Das Verhältnis zwischen Zeitungsverlegern und dem ORF war immer schon ein gespaltenes. Seit Wrabetz mehr Geld und mehr Werbezeiten für seine zweite Amtszeit forderte, sind die Fronten verhärtet.
Im österreichischen Mediendschungel sind sie so etwas wie natürliche Feinde: der staatlich subventionierte ORF und die privaten Verlage und Rundfunkunternehmen. Das kürzlich präsentierte Bewerbungskonzept von Alexander Wrabetz für eine weitere Amtszeit als ORF-Chef hat sowohl beim Verlegerverband VÖZ als auch beim Privatsenderverband VÖP naturgemäß für Kritik gesorgt.
Wrabetz wünscht sich u.a. eine Fortsetzung der Gebührenrefundierung und eine Ausweitung der Werbezeiten. Auf die Verbände wirkt das maßlos und abgehoben. Für VÖP-Präsident und Styria-Vorstand Klaus Schweighofer war zuletzt ein „ernsthafter Sparwille im ORF“ erkennbar, die jüngsten Forderungen seien „völlig inakzeptabel“. Die Kritik der Verbände war auch deshalb so gut zu hören, weil sie die einzige blieb. Die Politik schweigt so knapp vor der politisch motivierten Bestellung des Generaldirektors. Wrabetz fühlt sich wiederum von den Verbänden „bewusst missverstanden“.

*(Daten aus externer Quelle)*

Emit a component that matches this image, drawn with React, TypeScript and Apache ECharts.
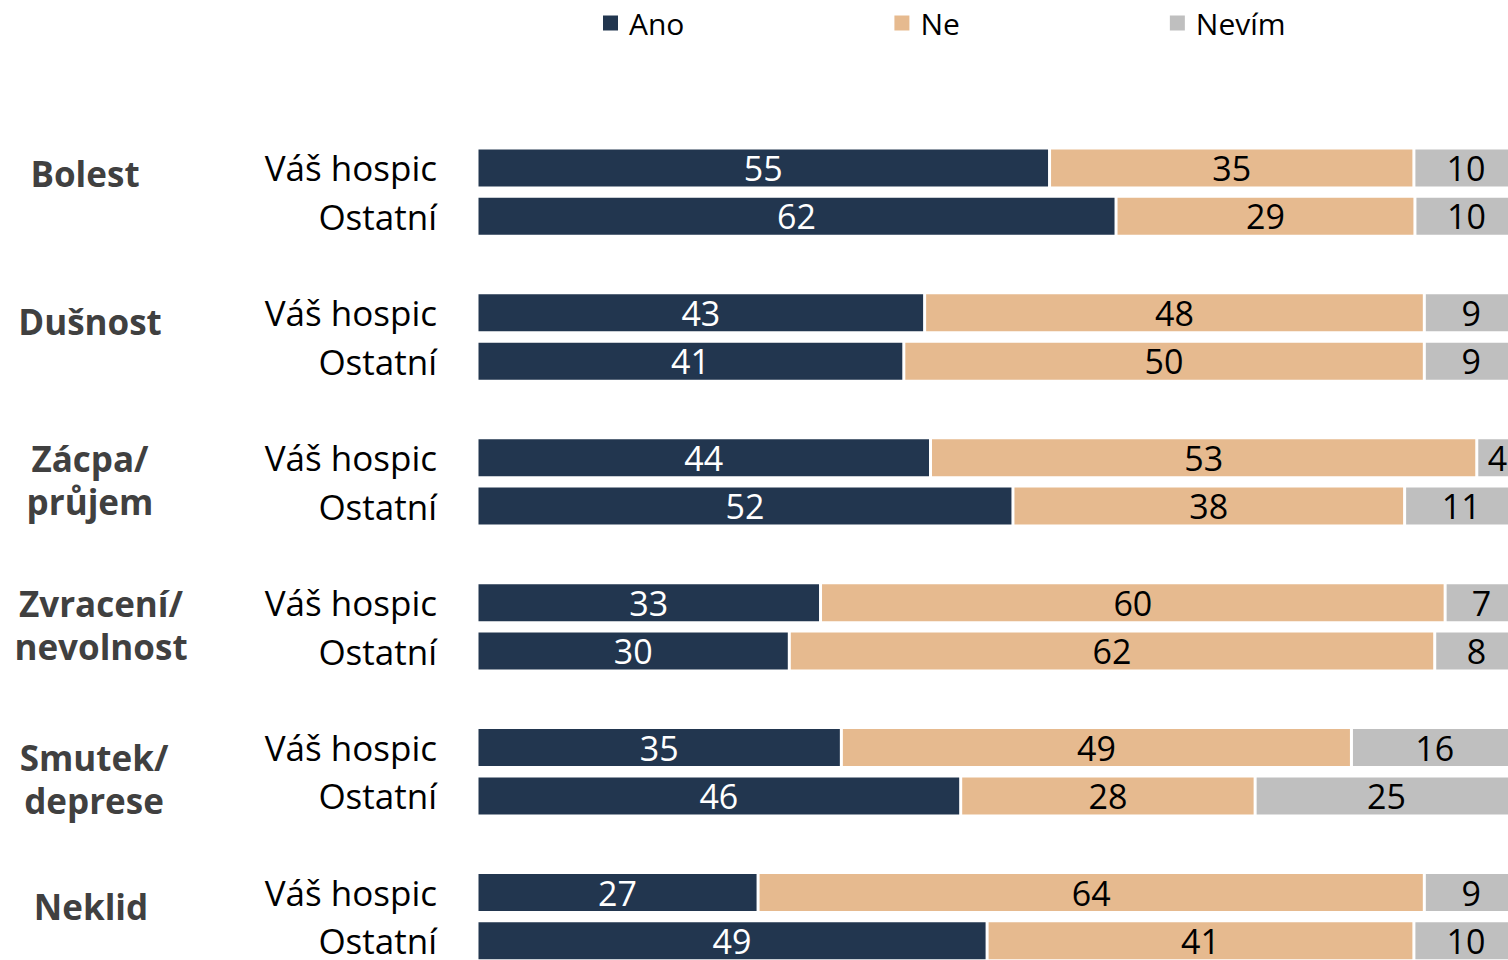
import React, { useEffect, useRef } from "react";
import * as echarts from "echarts";

const groups = ["Bolest", "Dušnost", "Zácpa/\nprůjem", "Zvracení/\nnevolnost", "Smutek/\ndeprese", "Neklid"];
const rowNames = ["Váš hospic", "Ostatní"];
const seriesNames = ["Ano", "Ne", "Nevím"];

// values per group: [Váš hospic, Ostatní]
const ano = [[55, 62], [43, 41], [44, 52], [33, 30], [35, 46], [27, 49]];
const ne = [[35, 29], [48, 50], [53, 38], [60, 62], [49, 28], [64, 41]];
const nevim = [[10, 10], [9, 9], [4, 11], [7, 8], [16, 25], [9, 10]];

const colors = ["#22364F", "#E6BA8F", "#BFBFBF"];
const labelColors = ["#FFFFFF", "#000000", "#000000"];

// layout for group titles (center x, center y)
const groupLabelLayout = [
  [85, 173],
  [90, 321],
  [90, 480],
  [101, 625],
  [94, 779],
  [91, 906],
];

export default function App() {
  const ref = useRef<HTMLDivElement>(null);
  useEffect(() => {
    if (!ref.current) return;
    const chart = echarts.init(ref.current, null, { renderer: "svg" });
    const font = "'Open Sans', 'Noto Sans', sans-serif";

    const cats: string[] = [];
    const catLabels: string[] = [];
    const slotRef: ([number, number] | null)[] = [];
    groups.forEach((_, g) => {
      rowNames.forEach((r, k) => {
        cats.push(`c${g}_${k}`);
        catLabels.push(r);
        slotRef.push([g, k]);
      });
      if (g < groups.length - 1) {
        cats.push(`s${g}`);
        catLabels.push("");
        slotRef.push(null);
      }
    });

    const all = [ano, ne, nevim];
    const series = all.map((arr, si) => ({
      name: seriesNames[si],
      type: "bar",
      stack: "total",
      barWidth: 40,
      itemStyle: { color: colors[si], borderColor: "#FFFFFF", borderWidth: 1.5 },
      label: {
        show: true,
        position: "inside",
        color: labelColors[si],
        fontSize: 34,
        fontFamily: font,
        formatter: (p: any) => String(p.data.raw),
      },
      data: slotRef.map((s) => {
        if (!s) return { value: "-", raw: "" };
        const [g, k] = s;
        const total = ano[g][k] + ne[g][k] + nevim[g][k];
        return { value: (arr[g][k] / total) * 100, raw: arr[g][k] };
      }),
    }));

    const option: any = {
      animation: false,
      backgroundColor: "#FFFFFF",
      legend: {
        data: seriesNames,
        left: 601,
        top: 8,
        padding: 0,
        icon: "rect",
        itemWidth: 17,
        itemHeight: 17,
        itemGap: 208,
        textStyle: { fontSize: 30, color: "#000000", fontFamily: font, padding: [0, 0, 0, 5] },
      },
      grid: { left: 477, right: 0, top: 143.8, bottom: 5, containLabel: false },
      xAxis: {
        type: "value",
        min: 0,
        max: 100,
        show: false,
      },
      yAxis: {
        type: "category",
        data: cats,
        inverse: true,
        axisLine: { show: false },
        axisTick: { show: false },
        axisLabel: {
          fontSize: 35,
          color: "#000000",
          fontFamily: font,
          margin: 40,
          formatter: (_v: string, i: number) => catLabels[i],
        },
      },
      series,
      graphic: groups.map((g, i) => ({
        type: "text",
        x: groupLabelLayout[i][0],
        y: groupLabelLayout[i][1],
        style: {
          text: g,
          fontSize: 35,
          fontWeight: "bold",
          fontFamily: font,
          fill: "#404040",
          align: "center",
          verticalAlign: "middle",
          lineHeight: 43,
        },
      })),
    };
    chart.setOption(option);
    return () => chart.dispose();
  }, []);
  return (
    <div style={{ position: "absolute", left: 0, top: 0, width: 1508, height: 960, overflow: "hidden" }}>
      <div ref={ref} style={{ position: "absolute", left: 0, top: 0, width: 1518, height: 970 }} />
    </div>
  );
}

Das Verhältnis zwischen Verlegern und dem ORF ist also wieder etwas angespannt. Schon seit einigen Monaten beobachten die Printhäuser den Konkurrenten genau. Erst im Vorjahr wurde mit der Novelle des ORF-Gesetzes ein lange geforderter Kompromiss geschafft, der ORF bekam gesetzlich schärfere Werbebeschränkungen, vor allem für den Onlinebereich, erteilt. VÖZ-Präsident und „Wirtschaftsblatt“-Herausgeber Hans Gasser sagt: „Zwar ist seit Oktober 2010 das Gesetz neu, die Praxis der ORF-Verantwortlichen, gesetzliche Einschränkungen mehr als auszureizen, ist jedoch die alte geblieben. Ich kann mich daher des Eindrucks nicht erwehren, dass an einigen Verantwortlichen im ORF dieses Gesetz spurlos vorübergegangen ist.“ Bereits im Winter schöpften die Verleger den Verdacht, der ORF würde seine Online-Werbepreise dumpen und damit den gesamten Online-Werbemarkt ruinieren. Im Juni reichte der VÖZ bei der Medienbehörde KommAustria eine Prüfung gewisser Online-Vorhaben des ORF ein. Das Ergebnis der Behörde ist noch ausständig.
Einst gemeinsam gegen Dualfunk
Das Verhältnis zwischen Verlegern und ORF war nicht immer schlecht. Es gab Zeiten, in denen man sogar gemeinsam für oder gegen eine Sache kämpfte. So hatten ORF und Verleger mit Schuld daran, dass die Einführung des Privatrundfunks in Österreich lange verhindert wurde. Die Verleger befürchteten, der ORF würde noch mehr Kanäle starten und damit den Werbekuchen verkleinern. Der ORF hatte Angst, dass die Verlage private Radio- und TV-Sender gründen und ihm Konkurrenz machen würden. Deshalb blieb es lange Konsens, die Schaffung weiterer Fernsehsender gesetzlich zu verhindern. Erst die EU erklärte Österreich, dass dieser Pakt gegen den privaten Rundfunk grundrechtswidrig sei.
Größter Kritikpunkt der Privaten ist die Mischfinanzierung des ORF: anders als in anderen europäischen Ländern wird der öffentlich-rechtliche Rundfunk durch Gebühren und Werbung finanziert. In wirtschaftlich angespannten Zeiten die Erhöhung beider Einnahmequellen zu verlangen, erscheint den Privaten maßlos.